[Dataset excerpt]
*****

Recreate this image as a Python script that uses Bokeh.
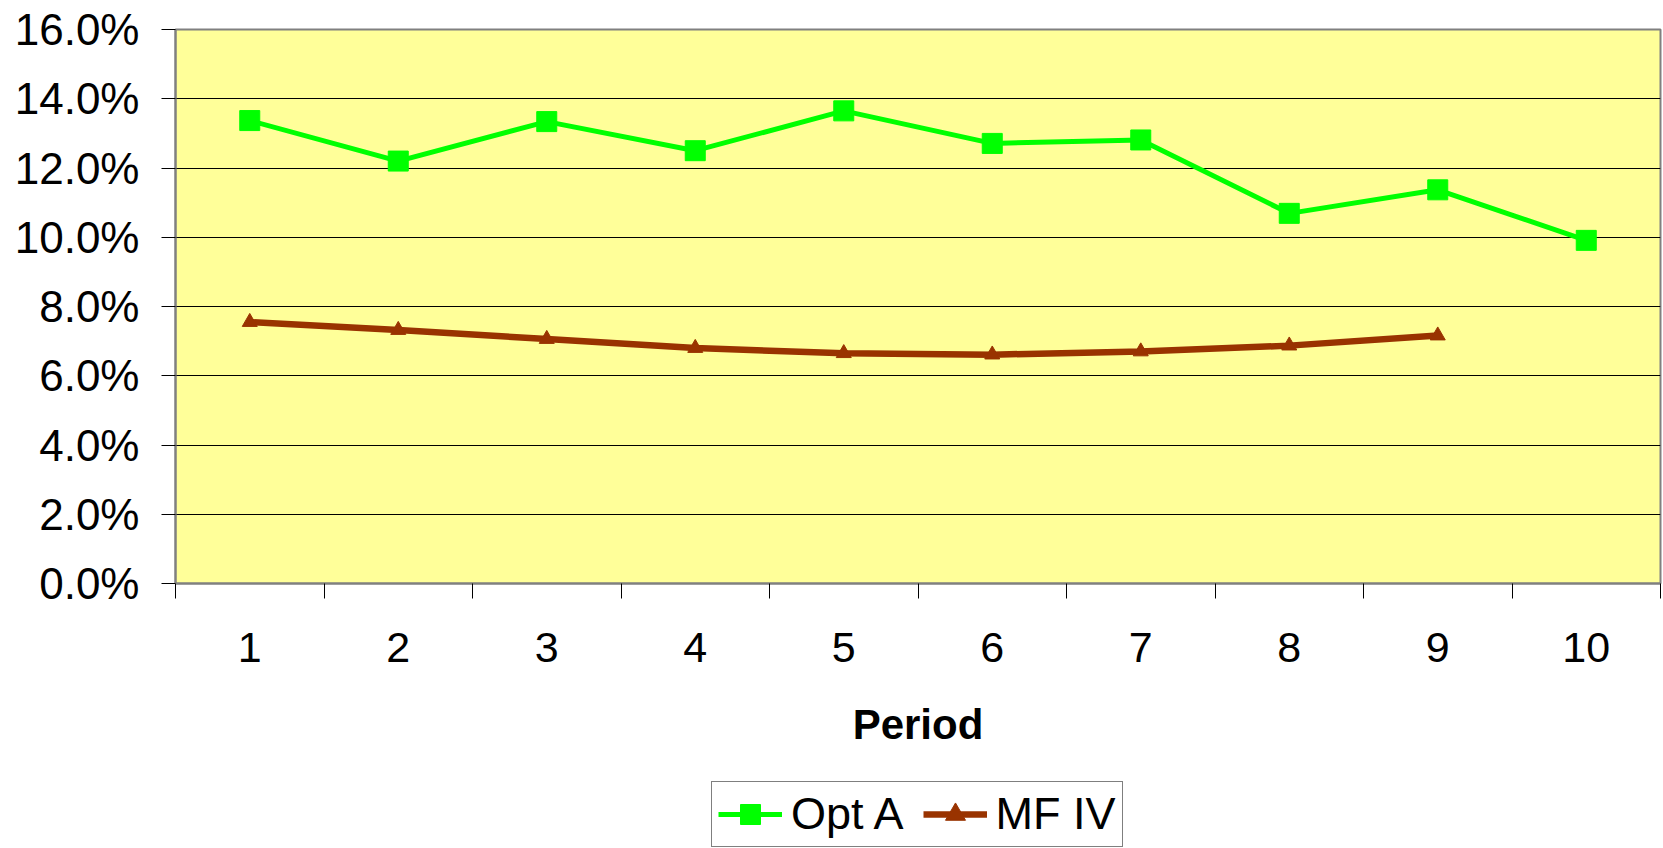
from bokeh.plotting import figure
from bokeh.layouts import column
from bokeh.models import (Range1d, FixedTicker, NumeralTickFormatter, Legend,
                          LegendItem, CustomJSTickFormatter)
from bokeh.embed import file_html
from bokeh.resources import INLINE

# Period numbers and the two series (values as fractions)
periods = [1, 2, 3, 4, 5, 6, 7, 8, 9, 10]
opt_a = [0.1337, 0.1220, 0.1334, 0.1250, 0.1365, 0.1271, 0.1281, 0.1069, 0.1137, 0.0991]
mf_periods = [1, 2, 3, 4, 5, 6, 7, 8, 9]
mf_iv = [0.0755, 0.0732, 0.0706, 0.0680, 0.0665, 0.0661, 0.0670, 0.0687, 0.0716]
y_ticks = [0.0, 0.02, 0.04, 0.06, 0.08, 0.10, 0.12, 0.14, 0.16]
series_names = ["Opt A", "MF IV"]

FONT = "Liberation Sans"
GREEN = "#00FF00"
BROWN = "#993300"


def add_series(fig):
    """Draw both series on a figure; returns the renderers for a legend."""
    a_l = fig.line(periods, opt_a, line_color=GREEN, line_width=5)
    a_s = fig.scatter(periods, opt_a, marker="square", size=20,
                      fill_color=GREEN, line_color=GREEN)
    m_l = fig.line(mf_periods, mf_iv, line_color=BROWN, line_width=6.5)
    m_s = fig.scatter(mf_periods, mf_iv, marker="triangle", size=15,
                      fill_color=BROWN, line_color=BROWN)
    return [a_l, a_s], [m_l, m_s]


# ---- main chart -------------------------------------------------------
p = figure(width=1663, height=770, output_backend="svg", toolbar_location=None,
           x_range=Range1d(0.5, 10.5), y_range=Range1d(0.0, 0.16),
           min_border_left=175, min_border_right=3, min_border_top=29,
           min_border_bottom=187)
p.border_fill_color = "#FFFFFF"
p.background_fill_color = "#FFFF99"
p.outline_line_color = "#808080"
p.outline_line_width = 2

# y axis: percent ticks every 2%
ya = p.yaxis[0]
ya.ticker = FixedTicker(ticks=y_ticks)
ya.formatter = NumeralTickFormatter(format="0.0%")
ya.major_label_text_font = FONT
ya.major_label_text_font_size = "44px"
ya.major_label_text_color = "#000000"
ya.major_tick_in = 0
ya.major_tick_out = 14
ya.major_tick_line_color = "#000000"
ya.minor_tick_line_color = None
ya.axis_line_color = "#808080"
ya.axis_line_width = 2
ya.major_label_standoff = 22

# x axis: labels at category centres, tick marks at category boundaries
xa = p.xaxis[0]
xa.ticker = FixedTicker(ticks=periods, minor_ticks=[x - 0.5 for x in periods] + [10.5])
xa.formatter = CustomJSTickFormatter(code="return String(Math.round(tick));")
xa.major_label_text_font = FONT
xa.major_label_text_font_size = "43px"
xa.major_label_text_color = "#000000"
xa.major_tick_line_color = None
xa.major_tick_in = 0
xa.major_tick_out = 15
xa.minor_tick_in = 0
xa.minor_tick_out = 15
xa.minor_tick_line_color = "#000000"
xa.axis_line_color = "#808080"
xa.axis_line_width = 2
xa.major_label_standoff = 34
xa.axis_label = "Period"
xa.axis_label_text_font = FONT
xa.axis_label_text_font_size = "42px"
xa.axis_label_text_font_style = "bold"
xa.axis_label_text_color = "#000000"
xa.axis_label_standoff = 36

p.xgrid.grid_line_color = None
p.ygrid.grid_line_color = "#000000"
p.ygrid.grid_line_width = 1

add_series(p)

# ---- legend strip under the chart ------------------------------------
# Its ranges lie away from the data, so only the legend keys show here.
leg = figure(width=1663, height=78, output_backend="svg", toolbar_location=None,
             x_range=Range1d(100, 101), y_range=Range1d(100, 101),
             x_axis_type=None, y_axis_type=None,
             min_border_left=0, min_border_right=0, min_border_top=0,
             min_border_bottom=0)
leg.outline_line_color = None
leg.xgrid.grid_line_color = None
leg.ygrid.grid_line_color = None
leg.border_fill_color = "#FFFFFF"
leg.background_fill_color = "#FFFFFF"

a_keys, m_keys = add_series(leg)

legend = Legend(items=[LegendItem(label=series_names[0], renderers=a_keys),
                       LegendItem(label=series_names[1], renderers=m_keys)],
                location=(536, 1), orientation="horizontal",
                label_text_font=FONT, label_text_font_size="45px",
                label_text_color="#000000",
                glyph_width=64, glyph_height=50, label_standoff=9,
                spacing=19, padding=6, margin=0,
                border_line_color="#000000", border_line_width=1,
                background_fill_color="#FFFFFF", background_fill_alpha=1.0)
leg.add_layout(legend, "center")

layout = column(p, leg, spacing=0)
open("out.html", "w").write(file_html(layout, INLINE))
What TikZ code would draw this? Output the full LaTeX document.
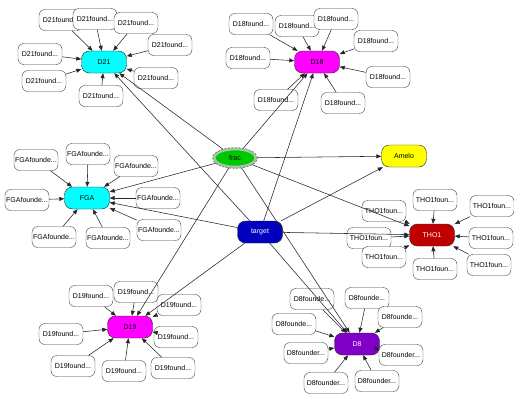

*****

#### Job:
Copy out all the entries exactly. Images stay out of the copy.

#### Task solution:
Recreate this image as a Python script that uses Bokeh.
from bokeh.plotting import figure
from bokeh.layouts import column
from bokeh.models import (Range1d, FixedTicker, NumeralTickFormatter, Legend,
                          LegendItem, CustomJSTickFormatter)
from bokeh.embed import file_html
from bokeh.resources import INLINE

# Period numbers and the two series (values as fractions)
periods = [1, 2, 3, 4, 5, 6, 7, 8, 9, 10]
opt_a = [0.1337, 0.1220, 0.1334, 0.1250, 0.1365, 0.1271, 0.1281, 0.1069, 0.1137, 0.0991]
mf_periods = [1, 2, 3, 4, 5, 6, 7, 8, 9]
mf_iv = [0.0755, 0.0732, 0.0706, 0.0680, 0.0665, 0.0661, 0.0670, 0.0687, 0.0716]
y_ticks = [0.0, 0.02, 0.04, 0.06, 0.08, 0.10, 0.12, 0.14, 0.16]
series_names = ["Opt A", "MF IV"]

FONT = "Liberation Sans"
GREEN = "#00FF00"
BROWN = "#993300"


def add_series(fig):
    """Draw both series on a figure; returns the renderers for a legend."""
    a_l = fig.line(periods, opt_a, line_color=GREEN, line_width=5)
    a_s = fig.scatter(periods, opt_a, marker="square", size=20,
                      fill_color=GREEN, line_color=GREEN)
    m_l = fig.line(mf_periods, mf_iv, line_color=BROWN, line_width=6.5)
    m_s = fig.scatter(mf_periods, mf_iv, marker="triangle", size=15,
                      fill_color=BROWN, line_color=BROWN)
    return [a_l, a_s], [m_l, m_s]


# ---- main chart -------------------------------------------------------
p = figure(width=1663, height=770, output_backend="svg", toolbar_location=None,
           x_range=Range1d(0.5, 10.5), y_range=Range1d(0.0, 0.16),
           min_border_left=175, min_border_right=3, min_border_top=29,
           min_border_bottom=187)
p.border_fill_color = "#FFFFFF"
p.background_fill_color = "#FFFF99"
p.outline_line_color = "#808080"
p.outline_line_width = 2

# y axis: percent ticks every 2%
ya = p.yaxis[0]
ya.ticker = FixedTicker(ticks=y_ticks)
ya.formatter = NumeralTickFormatter(format="0.0%")
ya.major_label_text_font = FONT
ya.major_label_text_font_size = "44px"
ya.major_label_text_color = "#000000"
ya.major_tick_in = 0
ya.major_tick_out = 14
ya.major_tick_line_color = "#000000"
ya.minor_tick_line_color = None
ya.axis_line_color = "#808080"
ya.axis_line_width = 2
ya.major_label_standoff = 22

# x axis: labels at category centres, tick marks at category boundaries
xa = p.xaxis[0]
xa.ticker = FixedTicker(ticks=periods, minor_ticks=[x - 0.5 for x in periods] + [10.5])
xa.formatter = CustomJSTickFormatter(code="return String(Math.round(tick));")
xa.major_label_text_font = FONT
xa.major_label_text_font_size = "43px"
xa.major_label_text_color = "#000000"
xa.major_tick_line_color = None
xa.major_tick_in = 0
xa.major_tick_out = 15
xa.minor_tick_in = 0
xa.minor_tick_out = 15
xa.minor_tick_line_color = "#000000"
xa.axis_line_color = "#808080"
xa.axis_line_width = 2
xa.major_label_standoff = 34
xa.axis_label = "Period"
xa.axis_label_text_font = FONT
xa.axis_label_text_font_size = "42px"
xa.axis_label_text_font_style = "bold"
xa.axis_label_text_color = "#000000"
xa.axis_label_standoff = 36

p.xgrid.grid_line_color = None
p.ygrid.grid_line_color = "#000000"
p.ygrid.grid_line_width = 1

add_series(p)

# ---- legend strip under the chart ------------------------------------
# Its ranges lie away from the data, so only the legend keys show here.
leg = figure(width=1663, height=78, output_backend="svg", toolbar_location=None,
             x_range=Range1d(100, 101), y_range=Range1d(100, 101),
             x_axis_type=None, y_axis_type=None,
             min_border_left=0, min_border_right=0, min_border_top=0,
             min_border_bottom=0)
leg.outline_line_color = None
leg.xgrid.grid_line_color = None
leg.ygrid.grid_line_color = None
leg.border_fill_color = "#FFFFFF"
leg.background_fill_color = "#FFFFFF"

a_keys, m_keys = add_series(leg)

legend = Legend(items=[LegendItem(label=series_names[0], renderers=a_keys),
                       LegendItem(label=series_names[1], renderers=m_keys)],
                location=(536, 1), orientation="horizontal",
                label_text_font=FONT, label_text_font_size="45px",
                label_text_color="#000000",
                glyph_width=64, glyph_height=50, label_standoff=9,
                spacing=19, padding=6, margin=0,
                border_line_color="#000000", border_line_width=1,
                background_fill_color="#FFFFFF", background_fill_alpha=1.0)
leg.add_layout(legend, "center")

layout = column(p, leg, spacing=0)
open("out.html", "w").write(file_html(layout, INLINE))
What TikZ code would draw this? Output the full LaTeX document.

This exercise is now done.